Tesla might be safe from Chinese EV competition in the US — but across the Atlantic in the UK, China's automakers are booming.

Sales of Chinese cars have surged this year in Britain, even as Tesla's sales have cratered, with the likes of BYD growing at enormous speed in the tariff-free market.

According to data from the Society of Motor Manufacturers and Traders, vehicles manufactured in China made up 9.4% of all UK sales in May, up from 7.7% in April, and up from 5.5% in May 2024.

The surge was driven by BYD. The Chinese EV giant recorded a 400% rise in sales from a year earlier, while Polestar, which is owned by Chinese conglomerate Geely, saw its sales spike by nearly 300%.

In contrast to its Chinese rivals, Tesla, which is battling a global sales slump amid protests and backlash against CEO Elon Musk's political interventions, saw its sales collapse 36% in the UK in May.

Unlike the US and Europe, the UK has not imposed tariffs on Chinese EVs, and JATO Dynamics analyst Felipe Munoz told Business Insider that the lack of import taxes made the UK a "free market" for Chinese carmakers.

In the US, Chinese electric cars were hit with a 100% tariff last year, while the European Union has imposed import taxes of up to 35% on specific manufacturers, with BYD facing a 17% tariff.

Munoz said the growing popularity of Chinese cars in the UK offers evidence that the likes of BYD can quickly take market share from Tesla and legacy automakers.

"It's sending a message to the legacy carmakers, Tesla and many others, that the Chinese can gain market share very easily, because their cars are very competitive compared to what you see in the legacy carmakers," said Munoz.

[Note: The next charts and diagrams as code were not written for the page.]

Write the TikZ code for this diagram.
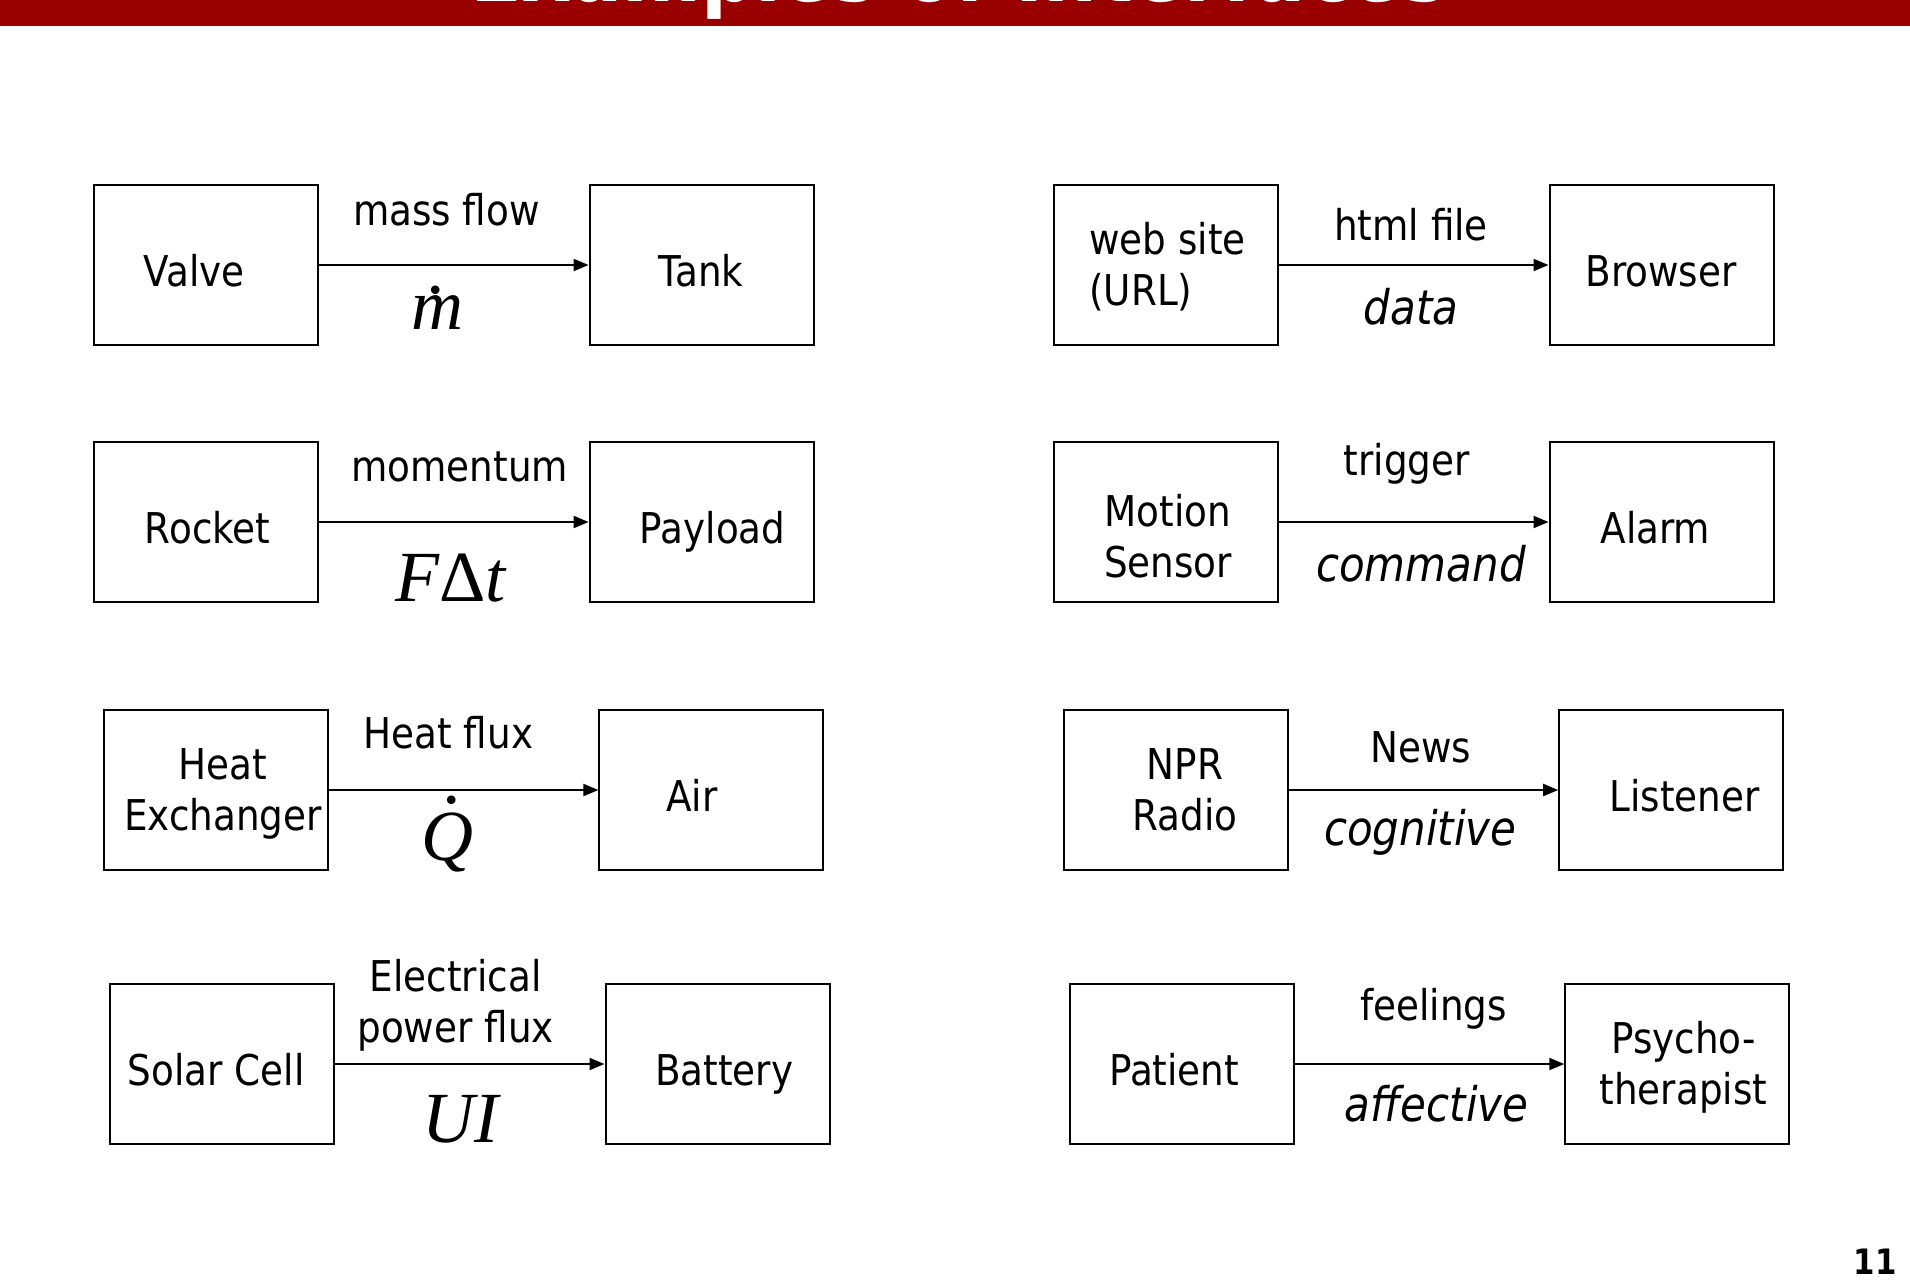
\documentclass[tikz,border=0pt]{standalone}
\usepackage{fontspec}
\setmainfont{DejaVu Sans}[FakeStretch=0.88]
\newfontfamily\tnr{Liberation Serif}
\usetikzlibrary{arrows.meta,calc}
\definecolor{banner}{RGB}{153,0,0}
% two stacked lines, baseline on the first one
\newcommand\stk[3][c]{\begin{tabular}[t]{@{}#1@{}}#2\\#3\end{tabular}}
% dot placed over a letter (time derivative)
\newcommand\dotover[3]{\ooalign{#3\cr\hidewidth\kern#1\raisebox{#2}{.}\hidewidth\cr}}
\tikzset{
  box/.style={draw, line width=2pt, minimum width=224pt, minimum height=160pt, inner sep=0pt},
  flow/.style={line width=2pt, -{Triangle[length=15pt,width=12pt]}},
  txt/.style={inner sep=0pt, anchor=base, font=\fontsize{42.4}{51}\selectfont},
  itx/.style={txt, font=\fontsize{47.7}{57}\selectfont\itshape},
  sym/.style={inner sep=0pt, anchor=base, font=\tnr\itshape\fontsize{72}{80}\selectfont},
}
\begin{document}
\begin{tikzpicture}[x=1pt,y=-1pt]
\path[use as bounding box] (0,0) rectangle (1910,1280);

% title bar
\begin{scope}
  \clip (0,0) rectangle (1910,26);
  \fill[banner] (0,0) rectangle (1910,26);
  \node[anchor=base, inner sep=0pt, text=white, font=\bfseries\fontsize{86}{90}\selectfont] (title) at (959,1.5) {Examples of Interfaces};
\end{scope}

% boxes
\node[box] (valve)     at (205.9,265) {};
\node[box] (tank)      at (701.6,265) {};
\node[box] (website)   at (1165.7,265) {};
\node[box] (browser)   at (1661.5,265) {};
\node[box] (rocket)    at (205.9,522) {};
\node[box] (payload)   at (701.6,522) {};
\node[box] (motion)    at (1165.7,522) {};
\node[box] (alarm)     at (1661.5,522) {};
\node[box] (hx)        at (215.6,790) {};
\node[box] (air)       at (711.4,790) {};
\node[box] (npr)       at (1175.5,790) {};
\node[box] (listener)  at (1671.2,790) {};
\node[box] (solar)     at (221.7,1064) {};
\node[box] (battery)   at (717.5,1064) {};
\node[box] (patient)   at (1181.6,1064) {};
\node[box] (therapist) at (1677.3,1064) {};

% connectors
\draw[flow] (valve.east)   -- (tank.west);
\draw[flow] (website.east) -- (browser.west);
\draw[flow] (rocket.east)  -- (payload.west);
\draw[flow] (motion.east)  -- (alarm.west);
\draw[flow] (hx.east)      -- (air.west);
\draw[flow] (npr.east)     -- (listener.west);
\draw[flow] (solar.east)   -- (battery.west);
\draw[flow] (patient.east) -- (therapist.west);

% box texts
\node[txt] (tValve)   at (194,286) {Valve};
\node[txt] (tTank)    at (701,286) {Tank};
\node[txt, anchor=base west] (tWeb) at (1089,254.6) {\stk[l]{web site}{(URL)}};
\node[txt] (tBrowser) at (1661,286) {Browser};
\node[txt] (tRocket)  at (207.7,543.3) {Rocket};
\node[txt] (tPayload) at (712.6,543.3) {Payload};
\node[txt] (tMotion)  at (1168,526.2) {\stk{Motion}{Sensor}};
\node[txt] (tAlarm)   at (1655.4,543.3) {Alarm};
\node[txt] (tHx)      at (223,779.6) {\stk{Heat}{Exchanger}};
\node[txt] (tAir)     at (691.9,811.3) {Air};
\node[txt] (tNpr)     at (1185,779.6) {\stk{NPR}{Radio}};
\node[txt] (tListen)  at (1684.6,811.3) {Listener};
\node[txt] (tSolar)   at (216.2,1085.3) {Solar Cell};
\node[txt] (tBattery) at (724.2,1085.3) {Battery};
\node[txt] (tPatient) at (1174.2,1085.3) {Patient};
\node[txt] (tTherap)  at (1683.4,1053.7) {\stk{Psycho-}{therapist}};

% connector labels
\node[txt] (lMass)  at (446.4,225) {mass flow};
\node[sym] (sMass)  at (437.3,329) {\dotover{0pt}{0.49em}{m}};
\node[txt] (lHtml)  at (1411,240) {html file};
\node[itx] (sHtml)  at (1411,324) {data};
\node[txt] (lMom)   at (459.8,481) {momentum};
\node[sym] (sMom)   at (450.7,601.7) {F{\upshape Δ}t};
\node[txt] (lTrig)  at (1406.9,475) {trigger};
\node[itx] (sTrig)  at (1420.9,581) {command};
\node[txt] (lHeat)  at (448.3,748) {Heat flux};
\node[sym] (sHeat)  at (447,860) {\dotover{12pt}{0.78em}{Q}};
\node[txt] (lNews)  at (1420.9,762.5) {News};
\node[itx] (sNews)  at (1420.3,845) {cognitive};
\node[txt] (lElec)  at (455.6,991.5) {\stk{Electrical}{power flux}};
\node[sym] (sElec)  at (460.4,1142.6) {UI};
\node[txt] (lFeel)  at (1433.7,1020.8) {feelings};
\node[itx] (sFeel)  at (1436.7,1121.8) {affective};

% page number
\node[anchor=base east, inner sep=0pt, font=\bfseries\fontsize{35}{40}\selectfont] (pageno) at (1897,1274) {11};
\end{tikzpicture}
\end{document}
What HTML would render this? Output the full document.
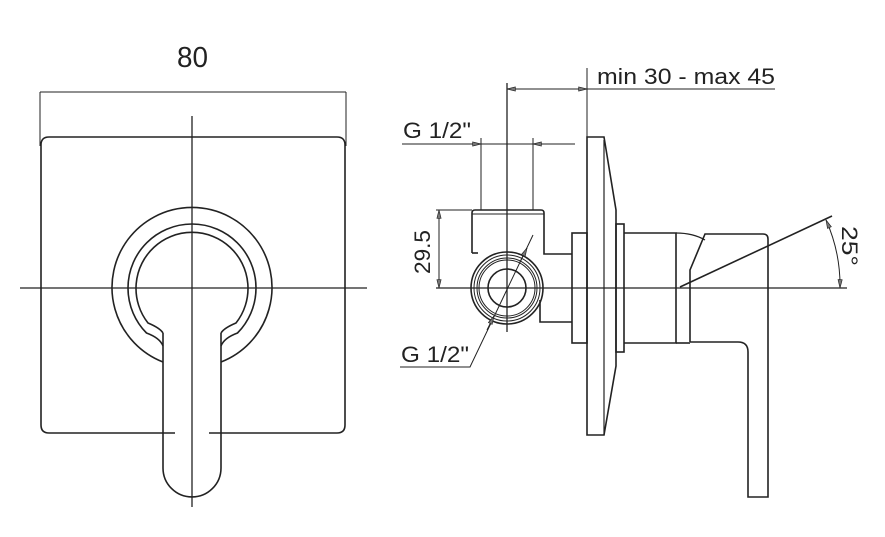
<!DOCTYPE html>
<html><head><meta charset="utf-8"><style>
html,body{margin:0;padding:0;background:#fff;}
svg{display:block}
text{font-family:"Liberation Sans",sans-serif;fill:#222}
</style></head><body>
<svg width="885" height="537" viewBox="0 0 885 537" xmlns="http://www.w3.org/2000/svg">
<defs>
<marker id="a" viewBox="0 0 10 6" refX="10" refY="3" markerWidth="13" markerHeight="5" orient="auto-start-reverse" markerUnits="userSpaceOnUse">
<path d="M0,0.5 L10,3 L0,5.5 Z" fill="#777" stroke="#222" stroke-width="0.8"/>
</marker>
</defs>
<g fill="none" stroke="#222" stroke-width="1.6">
<!-- LEFT VIEW -->
<line x1="40" y1="92" x2="346" y2="92" stroke-width="1"/>
<line x1="40" y1="92" x2="40" y2="146" stroke-width="1"/>
<line x1="346" y1="92" x2="346" y2="146" stroke-width="1"/>
<path d="M175,433 H49 Q41,433 41,425 V145 Q41,137 49,137 H337 Q345,137 345,145 V425 Q345,433 337,433 H209"/>
<line x1="192" y1="116" x2="192" y2="507" stroke-width="1.3"/>
<line x1="20" y1="288" x2="367" y2="288" stroke-width="1.3"/>
<path d="M163,362 A80,80 0 1 1 221,362"/>
<path d="M163,346 Q160,338 146.5,333 A64,64 0 1 1 237.5,333 Q224,338 221,346"/>
<path d="M163,333 Q160,328 148,323 A56,56 0 1 1 236,323 Q224,328 221,333"/>
<path d="M163,333 V468 A29,29 0 0 0 221,468 V333"/>
<!-- RIGHT VIEW -->
<line x1="436" y1="288" x2="847" y2="288" stroke-width="1.3"/>
<line x1="507" y1="83" x2="507" y2="332" stroke-width="1.3"/>
<line x1="587" y1="68" x2="587" y2="137" stroke-width="1"/>
<line x1="507" y1="89" x2="587" y2="89" stroke-width="1" marker-start="url(#a)" marker-end="url(#a)"/>
<line x1="587" y1="89" x2="775" y2="89" stroke-width="1"/>
<line x1="402" y1="144" x2="575" y2="144" stroke-width="1"/>
<line x1="462" y1="144" x2="481" y2="144" stroke-width="1" marker-end="url(#a)"/>
<line x1="553" y1="144" x2="533" y2="144" stroke-width="1" marker-end="url(#a)"/>
<line x1="481" y1="138" x2="481" y2="210" stroke-width="1"/>
<line x1="533" y1="138" x2="533" y2="210" stroke-width="1"/>
<line x1="436" y1="210" x2="472" y2="210" stroke-width="1"/>
<line x1="439" y1="210" x2="439" y2="288" stroke-width="1" marker-start="url(#a)" marker-end="url(#a)"/>
<path d="M472,253 V213 Q472,210 475,210 H541 Q544,210 544,213 V254 H572"/>
<line x1="472" y1="214" x2="544" y2="214" stroke-width="1"/>
<path d="M472,253 H478"/>
<circle cx="507" cy="288" r="36"/>
<circle cx="507" cy="288" r="33" stroke-width="1"/>
<circle cx="507" cy="288" r="30" stroke-width="1"/>
<circle cx="507" cy="288" r="28" stroke-width="1"/>
<circle cx="507" cy="288" r="19"/>
<path d="M540,300 V322 H572" />
<path d="M400,367 H470 L533,235" stroke-width="1"/>
<line x1="520" y1="262" x2="527" y2="248" stroke-width="1" marker-end="url(#a)"/>
<line x1="494" y1="316" x2="487" y2="330" stroke-width="1" marker-start="url(#a)"/>
<rect x="572" y="233" width="15" height="110"/>
<path d="M587,137 H604 L616,210 V366 L604,435 H587 Z"/>
<line x1="604" y1="140" x2="604" y2="435" stroke-width="1.2"/>
<rect x="616" y="224" width="8" height="128"/>
<path d="M624,233 H676 V343 H624"/>
<path d="M676,233 Q693,233 705,240" stroke-width="1.3"/>
<path d="M676,343 H690"/>
<path d="M690,342 V270 L705,234 H763 Q768,234 768,239 V497 H748 V352 Q748,342 738,342 H690"/>
<line x1="680" y1="287" x2="832" y2="216"/>
<path d="M826,220 A160,160 0 0 1 840,288" stroke-width="1" marker-start="url(#a)" marker-end="url(#a)"/>
</g>
<text x="177" y="67" font-size="29" textLength="31" lengthAdjust="spacingAndGlyphs">80</text>
<text x="597" y="84" font-size="22" textLength="178" lengthAdjust="spacingAndGlyphs">min 30 - max 45</text>
<text x="403" y="138" font-size="22" textLength="68" lengthAdjust="spacingAndGlyphs">G 1/2"</text>
<text x="401" y="362" font-size="22" textLength="68" lengthAdjust="spacingAndGlyphs">G 1/2"</text>
<text transform="translate(430,274) rotate(-90)" font-size="22" textLength="44" lengthAdjust="spacingAndGlyphs">29.5</text>
<text transform="translate(842,226) rotate(90)" font-size="22" textLength="40" lengthAdjust="spacingAndGlyphs">25°</text>
</svg>
</body></html>
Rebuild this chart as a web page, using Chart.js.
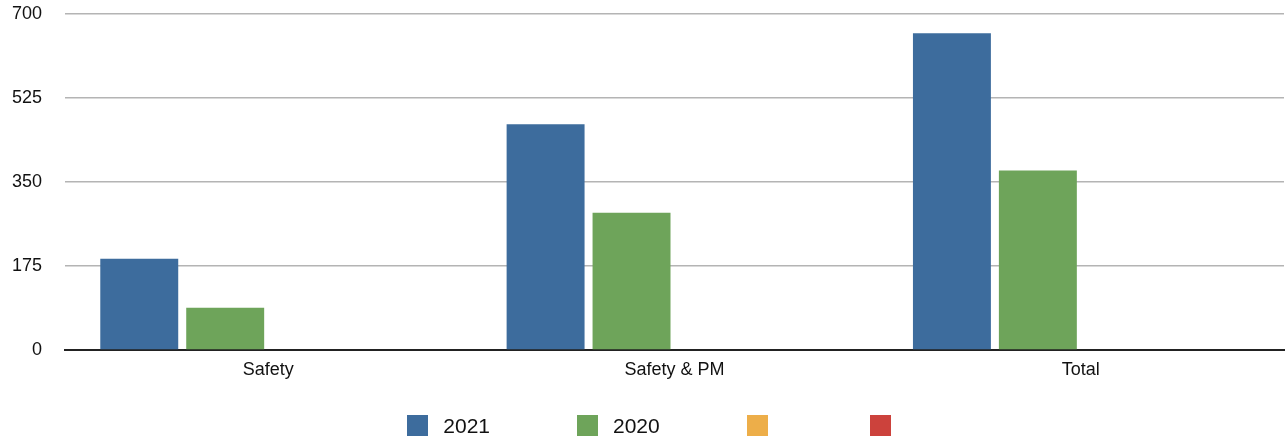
<!DOCTYPE html>
<html>
<head>
<meta charset="utf-8">
<script src="https://cdn.jsdelivr.net/npm/chart.js@4"></script>
<style>
  html, body { margin: 0; padding: 0; background: #fff; }
  #wrap { position: relative; width: 1286px; height: 441px; }
  #legend {
    position: absolute; left: 0; top: 415px; width: 1274px; padding-left: 12px;
    display: flex; justify-content: center;
    font-family: "Helvetica Neue", Helvetica, Arial, "Liberation Sans", sans-serif;
    font-size: 21px; color: #111;
  }
  .item { display: flex; align-items: center; height: 21px; margin-right: 87px; }
  .item:last-child { margin-right: 0; }
  .swatch { width: 21px; height: 21px; }
  .item span { margin-left: 15px; line-height: 21px; }
  .item:last-child span:empty { display: none; }
</style>
</head>
<body>
<div id="wrap">
  <canvas id="chart" width="1286" height="441"></canvas>
  <div id="legend"></div>
</div>
<script>
const categories = ["Safety", "Safety & PM", "Total"];
const seriesNames = ["2021", "2020", "", ""];
const values2021 = [190, 470, 660];
const values2020 = [88, 286, 374];
const valuesC = [0, 0, 0];
const valuesD = [0, 0, 0];
const colors = ["#3d6c9d", "#6ea45a", "#edae49", "#cc423c"];
const yTicks = [0, 175, 350, 525, 700];

const allValues = [values2021, values2020, valuesC, valuesD];

const datasets = allValues.map((data, i) => ({
  label: seriesNames[i],
  data,
  backgroundColor: colors[i],
  borderWidth: 0,
  categoryPercentage: 0.846,
  barPercentage: 0.907,
}));

const fontFamily = '"Helvetica Neue", Helvetica, Arial, "Liberation Sans", sans-serif';

new Chart(document.getElementById("chart"), {
  type: "bar",
  data: { labels: categories, datasets },
  options: {
    responsive: false,
    animation: false,
    layout: { padding: { top: 14, right: 2, bottom: 51.5, left: 0 } },
    plugins: {
      legend: { display: false },
      tooltip: { enabled: false },
    },
    scales: {
      x: {
        grid: { display: false, drawTicks: false },
        border: { display: true, color: "#222", width: 2 },
        ticks: { color: "#111", padding: 9, font: { family: fontFamily, size: 18 } },
      },
      y: {
        min: yTicks[0],
        max: yTicks[yTicks.length - 1],
        afterFit: s => {
          s.width = 65;
          s.paddingTop = 0;
          s.paddingBottom = 0;
        },
        afterBuildTicks: s => { s.ticks = yTicks.map(v => ({ value: v })); },
        grid: { color: "#b4b4b4", lineWidth: 1.5, drawTicks: false },
        border: { display: false },
        ticks: { color: "#111", padding: 23, font: { family: fontFamily, size: 18 } },
      },
    },
  },
});

// legend built from the same series names and colours
const legend = document.getElementById("legend");
seriesNames.forEach((name, i) => {
  const item = document.createElement("div");
  item.className = "item";
  item.innerHTML = `<div class="swatch" style="background:${colors[i]}"></div><span>${name}</span>`;
  legend.appendChild(item);
});
</script>
</body>
</html>
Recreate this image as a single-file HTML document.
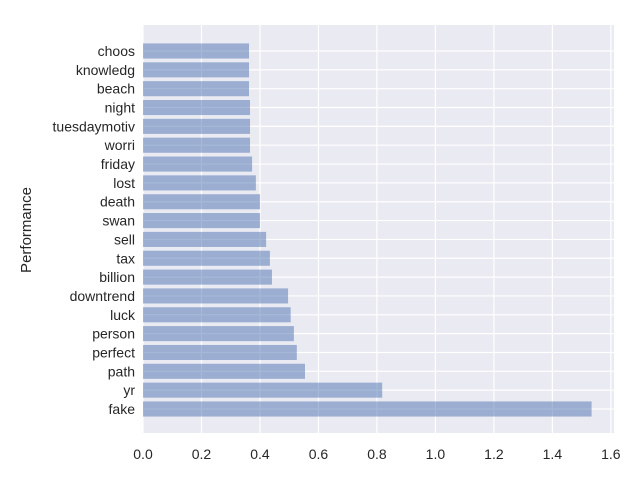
<!DOCTYPE html>
<html><head><meta charset="utf-8"><style>
body{margin:0;background:#fff;}
svg{font-family:"Liberation Sans","DejaVu Sans",sans-serif;}
</style></head><body>
<svg id="chart" width="640" height="480">
<rect x="143" y="25" width="471" height="408" fill="#EAEAF2"/>
<g id="grid"></g><g id="bars"></g><g id="ylabels"></g><g id="xlabels"></g>
<text x="31" y="230" font-size="15" fill="#262626" text-anchor="middle" transform="rotate(-90 31 230)">Performance</text>
</svg>
<script>
const categories=["fake","yr","path","perfect","person","luck","downtrend","billion","tax","sell","swan","death","lost","friday","worri","tuesdaymotiv","night","beach","knowledg","choos"];
const values=[1.534,0.818,0.554,0.526,0.516,0.505,0.496,0.441,0.434,0.421,0.400,0.400,0.386,0.373,0.366,0.366,0.366,0.3625,0.3625,0.3625];
const xTicks=[0,0.2,0.4,0.6,0.8,1.0,1.2,1.4,1.6];
const xTickLabels=["0.0","0.2","0.4","0.6","0.8","1.0","1.2","1.4","1.6"];
const NS="http://www.w3.org/2000/svg";
const xmax=Math.max(...values)*1.05;
function xs(v){return 143+v/xmax*471;}
function ys(i){return 409-i*(358/(categories.length-1));}
const step=358/(categories.length-1);
function mk(t,a,p){const e=document.createElementNS(NS,t);for(const k in a)e.setAttribute(k,a[k]);p.appendChild(e);return e;}
const g=document.getElementById('grid'),b=document.getElementById('bars'),yl=document.getElementById('ylabels'),xl=document.getElementById('xlabels');
xTicks.forEach((v,k)=>{
 const l=mk('line',{x1:xs(v),x2:xs(v),y1:25,y2:433,stroke:'#fff','stroke-width':1.2},g);
 
 
 const t=mk('text',{x:xs(v),y:459,'font-size':14,fill:'#262626','text-anchor':'middle'},xl);
 t.textContent=xTickLabels[k];
 
 
});
categories.forEach((c,i)=>{
 const y=ys(i);
 const l=mk('line',{x1:143,x2:614,y1:y,y2:y,stroke:'#fff','stroke-width':1.2},g);
 
 
 const r=mk('rect',{x:xs(0),y:y-step*0.4,width:xs(values[i])-xs(0),height:step*0.8,fill:'#4C72B0','fill-opacity':0.5},b);
 
 
 const t=mk('text',{x:135,y:y+5,'font-size':14,fill:'#262626','text-anchor':'end'},yl);
 t.textContent=c;
 
 
});
</script>
</body></html>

Munoz said Chinese-controlled firms like BYD and MG, a historic British brand now owned by Chinese company SAIC, had achieved success in the UK by offering a broad spectrum of new models, including both EVs and plug-in hybrids.

He added that BYD was introducing new, high-quality models at such competitive prices so quickly in the UK that it was outweighing the lack of brand awareness that usually limits the growth of carmakers when they enter a new market.

BYD's cheapest model in the UK, the Dolphin Surf hatchback, is expected to cost around £18,000 ($24,500) when it goes on sale this week, more than £20,000 ($27,000) less than the starting price of Tesla's Model 3.

While Tesla sales slumped, US automaker did manage to outsell Jaecoo and Omoda, two relatively unknown Chinese brands that beat Tesla in April, but lagged behind BYD and MG.

A warning sign for Tesla

Tesla's struggles in the UK are a dire warning for the company as it faces growing competition from Chinese carmakers around the globe.

The rapid rise of BYD and its rivals has sent shockwaves throughout the auto industry, with Chinese carmakers putting Western and Japanese carmakers in China under severe pressure with a wave of affordable, high-tech electric and hybrid cars.

Now, many of those Chinese automakers are eyeing global expansion, with BYD vowing to sell half of its cars overseas by 2030, according to a recent report from Reuters.

Musk himself warned last year that without trade barriers, Chinese carmakers would "demolish" their Western rivals — and what's happening in the UK seems to be proving him right.

Ultimately, Munoz said the growing popularity of Chinese cars in the UK offers evidence that, in a straight fight, the likes of BYD can quickly take market share from Tesla and legacy automakers.

The analyst said that while tariffs would slow BYD and its rivals down, it was unlikely to stop them entirely.

Munoz pointed to BYD's growing sales in Europe, where the brand has adapted its strategy to deal with the EU's 17% tariff by selling more hybrid cars, which are exempt from tariffs.

"With or without tariffs, these guys are coming. The tariffs are not going to stop them," he said.